On Feb. 10, Senior Gen. Min Aung Hlaing, chair of Myanmar’s ruling military council, ordered the 2010 conscription law be activated to replenish the ranks that have been depleted by the struggle to quash a nationwide pro-democracy insurgency. All healthy men ages 18-35 and women 18-27 are required to register for two years of military service.

Evading conscription is punishable by three to five years in prison and a fine.

Of Myanmar’s 56 million people, about 14 million — 6.3 million men and 7.7 million women — are eligible for military service, according to Maj. Gen. Zaw Min Tun, the spokesperson for the military government. The government will draft 60,000 people a year, with an initial batch of 5,000 to be called up soon after the traditional Thingyan New Year celebration in mid-April, he said.

After an uproar over the initial announcement, Zaw Min Tun said there is no plan to call women into military service yet — meaning schoolteacher Thwel might actually be in the clear for the time being.

But many people are actively looking for ways to escape.

The street in front of Thailand’s embassy in Yangon has been filled with visa applicants queued up to get numbered appointment tickets. Overwhelmed, the embassy announced it would accept only 400 visa appointments per day, and they must be made online. According to the Thai Foreign Ministry, some 7,000 Myanmar nationals have applied for visas, Thailand’s Bangkok Post newspaper reported Thursday.

Each day at the state passport office in Mandalay, Myanmar’s second-largest city, 4,000-5000 people were lining up to get one of the 200-250 daily appointment tickets. Two women died and one was injured after they fell into a ditch in a pre-dawn rush to get a coveted early place in line.

A 32-year-old news translator from Yangon said he made a snap decision to leave the country after the conscription announcement, and flew to Thailand a few days later. Like almost all persons willing to discuss their plans, he spoke on condition of anonymity for fear of the legal consequences.

He said he was very concerned because serving in the military is like entering a labyrinth with no way back out, giving the example of his uncle, who joined the army for a five-year enlistment but was not allowed to leave for more than 40 years.

A 26-year-old journalist who has been working covertly in Mandalay, said the conscription law made his situation untenable.
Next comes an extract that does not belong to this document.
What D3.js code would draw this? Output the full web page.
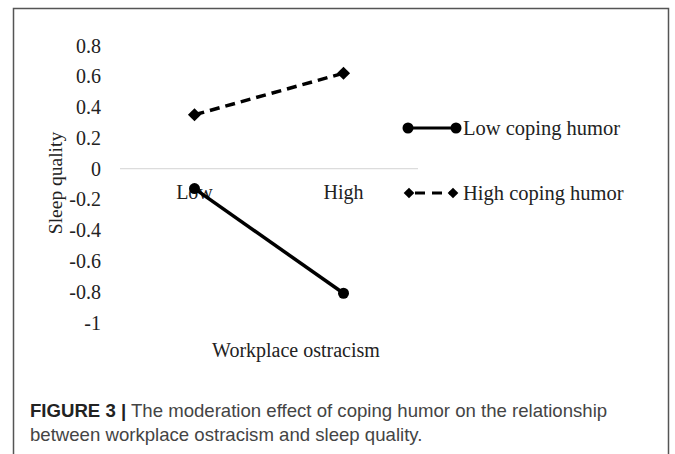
<!DOCTYPE html>
<html lang="en">
<head>
<meta charset="UTF-8">
<title>Moderation effect of coping humor</title>
<script src="https://d3js.org/d3.v7.min.js"></script>
<style>
    body { margin: 0; background: #fff; }
    svg { display: block; }
    .serif { font-family: "Liberation Serif", "Times New Roman", serif; fill: #222; }
    .caption { font-family: "Liberation Sans", Arial, sans-serif; fill: #444; font-size: 18.6px; }
</style>
</head>
<body>
<svg id="chart" width="675" height="454"></svg>
<script>
    // data
    const categories = ["Low", "High"];
    const seriesNames = ["Low coping humor", "High coping humor"];
    const lowHumor = [-0.13, -0.81];
    const highHumor = [0.35, 0.62];
    const yTicks = [0.8, 0.6, 0.4, 0.2, 0, -0.2, -0.4, -0.6, -0.8, -1];

    const svg = d3.select("#chart");

    // outer frame (open at the bottom)
    svg.append("path")
        .attr("d", "M13.5,454 V8.5 H668.5 V454")
        .attr("fill", "none").attr("stroke", "#555").attr("stroke-width", 1.5);

    const x = d3.scaleBand().domain(categories).range([120, 418]);
    const y = d3.scaleLinear().domain([-1, 0.8]).range([322.5, 45.5]);

    // zero line
    svg.append("line")
        .attr("x1", 120).attr("x2", 418)
        .attr("y1", y(0)).attr("y2", y(0))
        .attr("stroke", "#dcdcdc").attr("stroke-width", 1.2);

    // y tick labels
    svg.append("g").selectAll("text")
        .data(yTicks).enter().append("text")
        .attr("class", "serif")
        .attr("x", 101).attr("y", d => y(d))
        .attr("dy", "0.35em")
        .attr("text-anchor", "end")
        .attr("font-size", 20)
        .text(d => String(d));

    // category labels
    svg.append("g").selectAll("text")
        .data(categories).enter().append("text")
        .attr("class", "serif")
        .attr("x", d => x(d) + x.bandwidth() / 2)
        .attr("y", 192).attr("dy", "0.35em")
        .attr("text-anchor", "middle")
        .attr("font-size", 20)
        .text(d => d);

    // axis titles
    svg.append("text").attr("class", "serif")
        .attr("transform", "translate(55,183) rotate(-90)")
        .attr("dy", "0.35em")
        .attr("text-anchor", "middle").attr("font-size", 19.5)
        .text("Sleep quality");
    svg.append("text").attr("class", "serif")
        .attr("x", 296).attr("y", 350).attr("dy", "0.35em")
        .attr("text-anchor", "middle").attr("font-size", 20)
        .text("Workplace ostracism");

    const line = d3.line()
        .x((d, i) => x(categories[i]) + x.bandwidth() / 2)
        .y(d => y(d));

    const diamond = d3.symbol().type(d3.symbolDiamond2);

    // low coping humor: solid with circles
    svg.append("path").datum(lowHumor)
        .attr("d", line).attr("fill", "none")
        .attr("stroke", "#000").attr("stroke-width", 3.5);
    svg.append("g").selectAll("circle")
        .data(lowHumor).enter().append("circle")
        .attr("cx", (d, i) => x(categories[i]) + x.bandwidth() / 2)
        .attr("cy", d => y(d))
        .attr("r", 5.5).attr("fill", "#000");

    // high coping humor: dashed with diamonds
    svg.append("path").datum(highHumor)
        .attr("d", line).attr("fill", "none")
        .attr("stroke", "#000").attr("stroke-width", 3.5)
        .attr("stroke-dasharray", "10,6");
    svg.append("g").selectAll("path")
        .data(highHumor).enter().append("path")
        .attr("d", diamond.size(110))
        .attr("transform", (d, i) => `translate(${x(categories[i]) + x.bandwidth() / 2},${y(d)})`)
        .attr("fill", "#000");

    // legend
    const legend = svg.append("g");
    const legendY = [128, 193];
    seriesNames.forEach((name, i) => {
        const g = legend.append("g").attr("transform", `translate(0,${legendY[i]})`);
        const x0 = i === 0 ? 408 : 409, x1 = i === 0 ? 456 : 453;
        g.append("line").attr("x1", x0).attr("x2", x1)
            .attr("stroke", "#000").attr("stroke-width", 3)
            .attr("stroke-dasharray", i === 1 ? "10,7" : null)
            .attr("stroke-dashoffset", i === 1 ? 11 : null);
        [x0, x1].forEach(cx => {
            if (i === 0) {
                g.append("circle").attr("cx", cx).attr("r", 5.5).attr("fill", "#000");
            } else {
                g.append("path").attr("d", diamond.size(72))
                    .attr("transform", `translate(${cx},0)`).attr("fill", "#000");
            }
        });
        g.append("text").attr("class", "serif")
            .attr("x", 463).attr("dy", "0.35em")
            .attr("font-size", 20.5)
            .text(name);
    });

    // caption
    const cap = svg.append("text").attr("class", "caption").attr("x", 30).attr("y", 417);
    cap.append("tspan").attr("font-weight", "bold").attr("fill", "#222").text("FIGURE 3 |");
    cap.append("tspan").text(" The moderation effect of coping humor on the relationship");
    svg.append("text").attr("class", "caption").attr("x", 30).attr("y", 441)
        .text("between workplace ostracism and sleep quality.");
</script>
</body>
</html>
He also spoke on condition of anonymity for fear of the legal consequences; more than 150 journalists were arrested after the army sized power, and more than one-third remain locked up, according to the Paris-based press freedom group Reporters Without Borders.

“I tried my best to stay inside the country in the past few years while other journalists were fleeing abroad or to areas controlled by ethnic minority armed groups,” he said. “But, this time, we can’t hide anywhere. We can’t stay out of sight. There is no choice.”

He is also planning to flee to Thailand.

The Institute for Strategy and Policy, an independent think tank, said conscription could trigger a mass exodus, more widespread violations of human rights and increase corruption and extortion at all levels. It anticipates that young people close to areas where armed conflict is active could join the ethnic minority armed forces and pro-democracy resistance groups.

There were around 160,000 soldiers before the army takeover, the institute said, and there are now fewer than 100,000 due to casualties, desertions and defection.